### GIVEN INSTRUCTION
Can you set down, exactly as they appear below, the lines from the opening of the material through the one bearing "ys = alt.Scale(domain=Y_DOMAIN, nice=False, zero=False)", minus the pictures?

### DATASET CONTENT
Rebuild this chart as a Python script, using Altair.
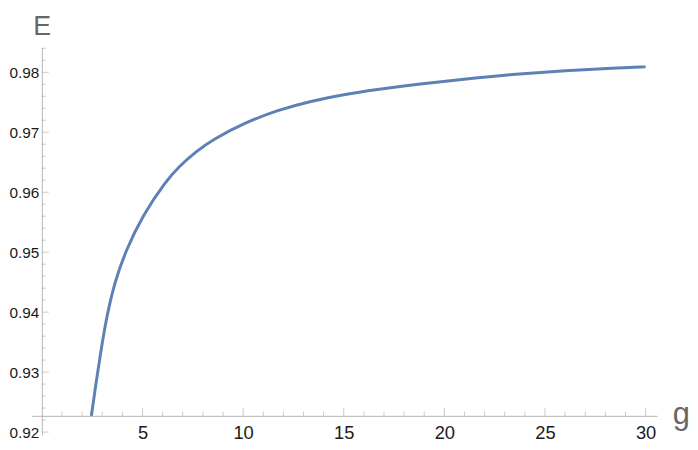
import altair as alt
import pandas as pd

# Curve values
g_values = [2.46, 2.70, 2.95, 3.23, 3.61, 4.15, 5.00, 6.18, 6.81, 7.71, 8.45,
            10.09, 11.73, 13.37, 15.02, 16.60, 18.63, 21.09, 23.56, 26.02, 28.48, 30.0]
e_values = [0.9227, 0.9284, 0.9339, 0.9394, 0.9449, 0.9501, 0.9561, 0.9619, 0.9643,
            0.9669, 0.9687, 0.9716, 0.9737, 0.9752, 0.9763, 0.9771, 0.9780, 0.9789,
            0.9797, 0.9803, 0.9807, 0.9809]

# Tick positions
x_major = [5, 10, 15, 20, 25, 30]
x_minor = [1, 2, 3, 4, 6, 7, 8, 9, 11, 12, 13, 14, 16, 17, 18, 19,
           21, 22, 23, 24, 26, 27, 28, 29]
y_major = [0.92, 0.93, 0.94, 0.95, 0.96, 0.97, 0.98]
y_minor = [0.922, 0.924, 0.926, 0.928, 0.932, 0.934, 0.936, 0.938,
           0.942, 0.944, 0.946, 0.948, 0.952, 0.954, 0.956, 0.958,
           0.962, 0.964, 0.966, 0.968, 0.972, 0.974, 0.976, 0.978,
           0.982, 0.984]

x_axis_at = 0.9227   # E value where the g axis crosses
y_axis_at = 0.0      # g value where the E axis sits

X_DOMAIN = [-0.50, 30.58]
Y_DOMAIN = [0.91949, 0.98412]

AXIS_GRAY = "#b3b3b3"
LINE_COLOR = "#5e81b5"
FONT = "Liberation Sans"

curve = pd.DataFrame({"g": g_values, "E": e_values})

xs = alt.Scale(domain=X_DOMAIN, nice=False, zero=False)
ys = alt.Scale(domain=Y_DOMAIN, nice=False, zero=False)

x_axis = alt.Axis(
    values=x_major, ticks=False, tickSize=0, grid=False,
    domainColor=AXIS_GRAY, domainWidth=1, offset=-19.5,
    labelFont=FONT, labelFontSize=18.5, labelColor="#1a1a1a", labelPadding=8,
    labelFlush=False, labelOverlap=False,
    title="g", titleFont=FONT, titleFontSize=31, titleFontWeight="normal",
    titleColor="#666666", titleAngle=0, titleAlign="left",
    titleBaseline="alphabetic", titleX=646, titleY=7.5,
)
y_axis = alt.Axis(
    values=y_major, format=".2f", ticks=False, tickSize=0, grid=False,
    domainColor=AXIS_GRAY, domainWidth=1, offset=-10.15,
    labelFont=FONT, labelFontSize=15.5, labelColor="#1a1a1a", labelPadding=3,
    labelFlush=False, labelOverlap=False,
    title="E", titleFont=FONT, titleFontSize=27, titleFontWeight="normal",
    titleColor="#666666", titleAngle=0, titleAlign="left",
    titleBaseline="alphabetic", titleX=-9.2, titleY=-13,
)

line = alt.Chart(curve).mark_line(
    color=LINE_COLOR, strokeWidth=3, interpolate="basis"
).encode(
    x=alt.X("g:Q", scale=xs, axis=x_axis),
    y=alt.Y("E:Q", scale=ys, axis=y_axis),
)

def xticks(vals, size):
    return alt.Chart(pd.DataFrame({"t": vals})).mark_tick(
        orient="vertical", size=size, thickness=1, color=AXIS_GRAY
    ).encode(
        x=alt.X("t:Q", scale=xs, axis=x_axis),
        y=alt.datum(x_axis_at, type="quantitative", scale=ys, axis=y_axis),
        yOffset=alt.value(-size / 2),
    )

def yticks(vals, size):
    return alt.Chart(pd.DataFrame({"t": vals})).mark_tick(
        orient="horizontal", size=size, thickness=1, color=AXIS_GRAY
    ).encode(
        y=alt.Y("t:Q", scale=ys, axis=y_axis),
        x=alt.datum(y_axis_at, type="quantitative", scale=xs, axis=x_axis),
        xOffset=alt.value(size / 2),
    )

chart = alt.layer(
    xticks(x_major, 8), xticks(x_minor, 4.5),
    yticks(y_major, 7), yticks(y_minor, 4),
    line,
).properties(
    width=631, height=391,
    padding={"left": 24, "top": 38, "right": 33, "bottom": 6},
    autosize=alt.AutoSizeParams(type="none"),
    background="white",
).configure_view(stroke=None)

chart.save("out.html", embed_options={"renderer": "svg", "actions": False})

### EXERCISE SOLUTION
Rebuild this chart as a Python script, using Altair.
import altair as alt
import pandas as pd

# Curve values
g_values = [2.46, 2.70, 2.95, 3.23, 3.61, 4.15, 5.00, 6.18, 6.81, 7.71, 8.45,
            10.09, 11.73, 13.37, 15.02, 16.60, 18.63, 21.09, 23.56, 26.02, 28.48, 30.0]
e_values = [0.9227, 0.9284, 0.9339, 0.9394, 0.9449, 0.9501, 0.9561, 0.9619, 0.9643,
            0.9669, 0.9687, 0.9716, 0.9737, 0.9752, 0.9763, 0.9771, 0.9780, 0.9789,
            0.9797, 0.9803, 0.9807, 0.9809]

# Tick positions
x_major = [5, 10, 15, 20, 25, 30]
x_minor = [1, 2, 3, 4, 6, 7, 8, 9, 11, 12, 13, 14, 16, 17, 18, 19,
           21, 22, 23, 24, 26, 27, 28, 29]
y_major = [0.92, 0.93, 0.94, 0.95, 0.96, 0.97, 0.98]
y_minor = [0.922, 0.924, 0.926, 0.928, 0.932, 0.934, 0.936, 0.938,
           0.942, 0.944, 0.946, 0.948, 0.952, 0.954, 0.956, 0.958,
           0.962, 0.964, 0.966, 0.968, 0.972, 0.974, 0.976, 0.978,
           0.982, 0.984]

x_axis_at = 0.9227   # E value where the g axis crosses
y_axis_at = 0.0      # g value where the E axis sits

X_DOMAIN = [-0.50, 30.58]
Y_DOMAIN = [0.91949, 0.98412]

AXIS_GRAY = "#b3b3b3"
LINE_COLOR = "#5e81b5"
FONT = "Liberation Sans"

curve = pd.DataFrame({"g": g_values, "E": e_values})

xs = alt.Scale(domain=X_DOMAIN, nice=False, zero=False)
ys = alt.Scale(domain=Y_DOMAIN, nice=False, zero=False)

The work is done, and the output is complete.